Detour Gold Founder and CEO, Gerald Panneton, has abandoned ship and resigned from the struggling gold miner. Detour Gold (DGC:TSX) is having the kind of year that makes most TSX Venture junior gold stockslook good. Impossible as that sounds, Detour Gold has lost close to 90% of its value this year, falling from a high of $26.50 to a low of $2.88 this morning.
Detour Gold has come under increased pressure as it has yet to prove it can reduce cash costs for production at its newly producing gold mine in Northern Ontario.
The story has been making headlines in the US, as Detour Gold’s biggest investor is hedge fund firm Paulson & Co. John Paulson who recently stood by his strong allocation to gold, must be feeling the heat this morning as Detour’s shares plummeted more than 30% in value.
So much of success in mining comes down to low production costs. Low costs act as an insulator during rough patches or cyclical bear markets and allow for monster profits during boom times.
Detour Gold’s flagship asset, the Detour Lake Gold Mine, achieved its first gold pour in February 2013. While it didn’t select the best time to enter production, Detour shares in its unlucky timing with many junior and senior gold producers.
The company has reported its year-round open pit operation will eventually host 500 employees. The resource has more than 15.6 million ounces in reserves, putting Detour Lake on track to become Canada’s largest operating gold mine.
All the gold reserves in the world aren’t worth anything if it costs as much or more to produce the metal than it sells for. Canadian resource investors are beginning to wake up to this reality and are dumping shares of high cost producers.
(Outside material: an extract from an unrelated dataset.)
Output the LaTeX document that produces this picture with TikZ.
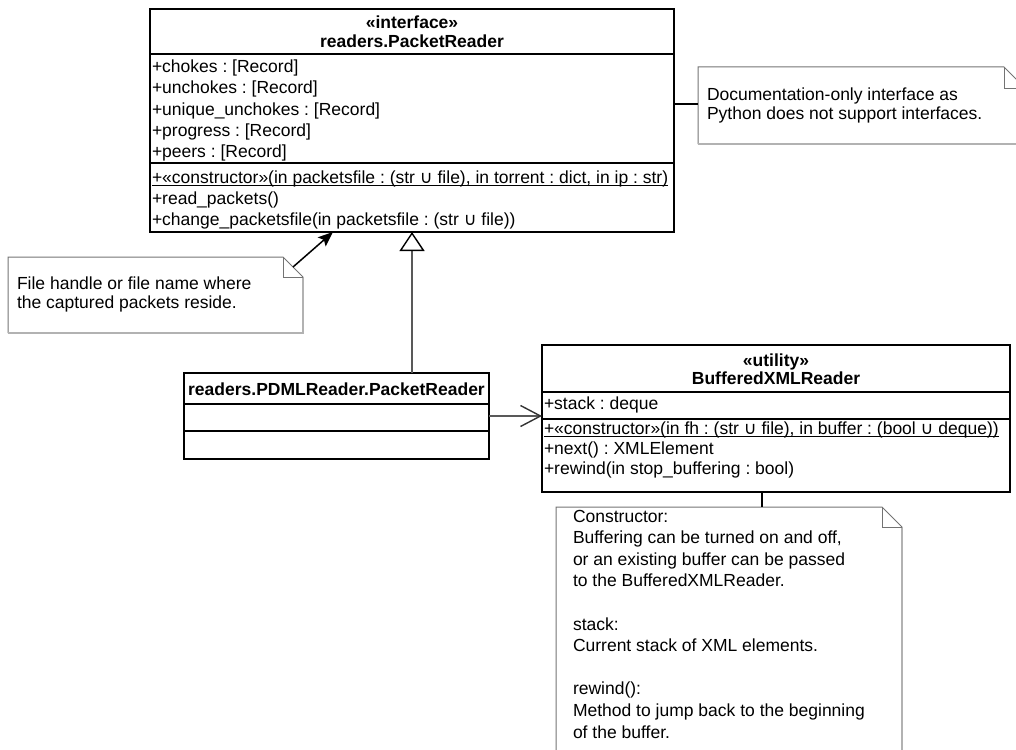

Detour Gold reported on November 7th that operating costs will decrease as it improves efficiency and raises the mine’s ore-processing rate to the designed capacity of 55,000 tons a day. Needless to say, investors are skeptical Detour will be able to achieve this.
Barrick Gold, which by many accounts has the lowest cost of production amongst the majors, reported all-in cash costs of $919 per ounce in the first 9 months of 2013. Its adjusted operating costs, on the 5.5 million ounces it has produced this year, were an envious $564 per ounce.
Even with some of the lowest cash costs in the business, Barrick is down more than 50% this year.
Barrick Gold – 1 Year Chart
Shares of Detour Gold dropped more than 30% Monday to a low of $2.88 on the TSX. The company has now dropped below the $3.50 level which it went public at in 2007.
Detour Gold traded near $40 per share in 2011 and has had one of the great TSX gold mining stock collapses.
Detour Gold – 1 Year Chart
On November 25th 2013 Paul Martin, the company’s Chief Financial Officer, was appointed as interim Chief Executive Officer. He failed to provide much detail on Panneton parting ways, but did comment that, “It would be fair to say that none of us are satisfied with the share performance. What we need to do is to deliver on our operating parameters to improve that situation.”
When not only the CEO, but the company’s Founder throws in the towel it really spooks investors and sends a clear message.
Investors are likely fearing or speculating that Detour Gold will have to issue shares to raise capital in the not too distant future. To improve its balance sheet, the price of gold will need to have a serious rise in price or its cost of production will have to diminish.
In June of 2013, the capital markets stepped up with $176 million for Detour Gold as the company completed a share offering at $8.75 per share!
Resignations from junior and senior Canadian gold companies will likely continue as the gold price continues to show weakness making it difficult for companies to achieve profitability. Gold peaked in September 2011 and is approaching its third year of consolidation.